I don't think I've ever seen one of these cars, but considering there were only 1,690 made that's not surprising. I'd love to see the interior up close, sit behind the wheel. Though I love my small car I do sometimes miss some of these land yachts.

1953 Buick Skylark_tatteredandlost
Click on image to see it larger.

This ad is from the March 1953 National Geographic. There's something about this car that I find very interesting. It's very attractive and yet it sort of looks like two different cars stuck together. I wonder how successful this simple ad was? According to Wikipedia:
Introduced to mark Buick's 50th anniversary, the Skylark (a name previously used by short-lived Hupp for its sporty 1939 Cord 810-based Skylark) was one of three specialty convertibles produced in 1953 by General Motors; the other two were the Oldsmobile Fiesta and the Cadillac Eldorado. All three were limited-production vehicles promoting General Motors' design leadership. Of the three, the Skylark had the most successful production run with 1,690 units. This was considered an amazing sales feat, since the car had a list price in 1953 of slightly in excess of US$5,000. However, many of these vehicles languished in dealer showrooms and were eventually sold at discount.

All 1,690 regular-production Skylarks built in 1953 (and all in 1954) were convertibles. The 1953s were based on the two-door Roadmaster convertible, having identical dimensions (except height), almost identical convenience and appearance equipment, and a Roadmaster drive train. In 1953, the model designation for the Skylark was 76X, while the model designation for the Roadmaster convertible was 76R. The few options available on the Roadmaster convertible were standard equipment on the Skylark, albeit the base price for the well-equipped Roadmaster convertible was only about US$3,200.

The 1953 Skylark featured V8 power and a 12 volt electrical system, both a first for Buick, as well as full-cutout wheel openings, a styling cue that would make its way to the main 1954 Buick line. Also making its way into the 1954 Buick line was the cut-down door at the base of the side window line that bounced back up to trace around the rear window (or convertible top). This styling stayed with Buick for many years and can be found on any number of automobile brands to this day.

The 1953 Buick Skylark was a handmade car in many respects. The stampings for the hood, trunk lid and a portion of the convertible tub were the same as the 1953 Roadmaster convertible (and Super convertible, model 56R). The stampings for the front fenders, rear fenders, outer doors, and a portion of the convertible tub were unique to the Skylark. All Skylark convertible tubs were finished with various amounts of lead filler, so it is not unusual to find a substantial amount of the substance just behind the doors near the bottom of the window line.

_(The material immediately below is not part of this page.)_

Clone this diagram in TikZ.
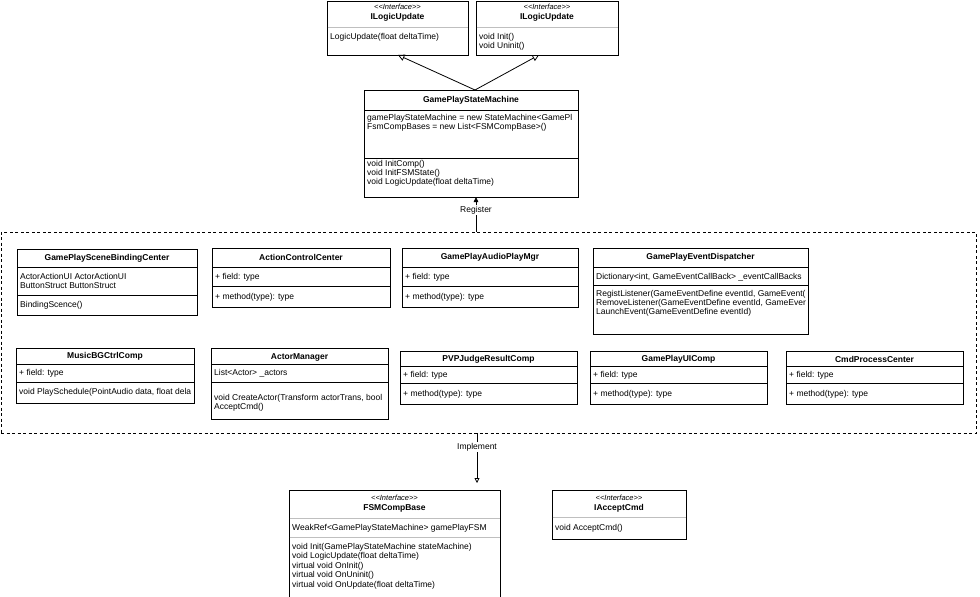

The inner doors of the Skylark were made from the inner doors of the 2-door Roadmaster and Super by cutting the stamping in half approximately parallel with the ground and then welding the two pieces back together in a jig at an angle that produced the necessary door dip.

Although there were many unique design features of the 1953 Skylark, one that goes almost unnoticed today is that the top and seating of the car were lowered a few inches below the Roadmaster and Super convertibles. This was achieved not by changing the frame, body or suspension, but by cutting the windshield almost three inches shorter and lowering the side windows and convertible top frame. To accommodate people without bumping their heads with the top up, the seat frames and steering column were lowered.

The wheels of the 1953 Skylark were true wire wheels, produced by Kelsey-Hayes, with everything chromed except the plated and painted "Skylark" center emblem. Although this was high style in 1953, the wheels were heavier than the regular steel wheels, would require periodic truing to keep them straight and, and required tubes within the tires just when tubeless tires were becoming the norm, as they were throughout the rest of the Buick line. (SOURCE: Wikipedia)
And though it has nothing to do with it, I can't help but think of the Hoagy Carmichael and Johnny Mercer song when I hear the word skylark. I can imagine riding in this car along Highway 1 in California, top down, with this playing on the radio. Good times.


  1. Land Yacht is right. The wire wheels were to die for (in the Sixties), and the full radius wheel wells were also ahead (or behind) the times. It does look inviting, doesn't it? I had no idea yellow was available in 1953...

  2. I've never seen a yellow car that old. Well, except for cabs. I would really like to see one of these.

  3. Now that is one sporty vehicle!

  4. Yes, sporty. I would love to cruise around in it. I'd just would never park it. Wouldn't want to try and park it. Especially parallel parking. There'd be a crowd gathered to watch me make a fool of myself as I backed in and out of the space trying to not drive up on the curb or hit the small car behind.

  5. Make certain you stop where they have valet parking...

  6. Me valet park? Ha! I'm way to cheap for that. I'll drive around for blocks before I'll hand over my keys. Can remember having to do in San Francisco and I freaked the whole time they had my keys. And then of course, I did not tip. Nope, they weren't happy with me. I was in college and a tip was the farthest thing from my mind.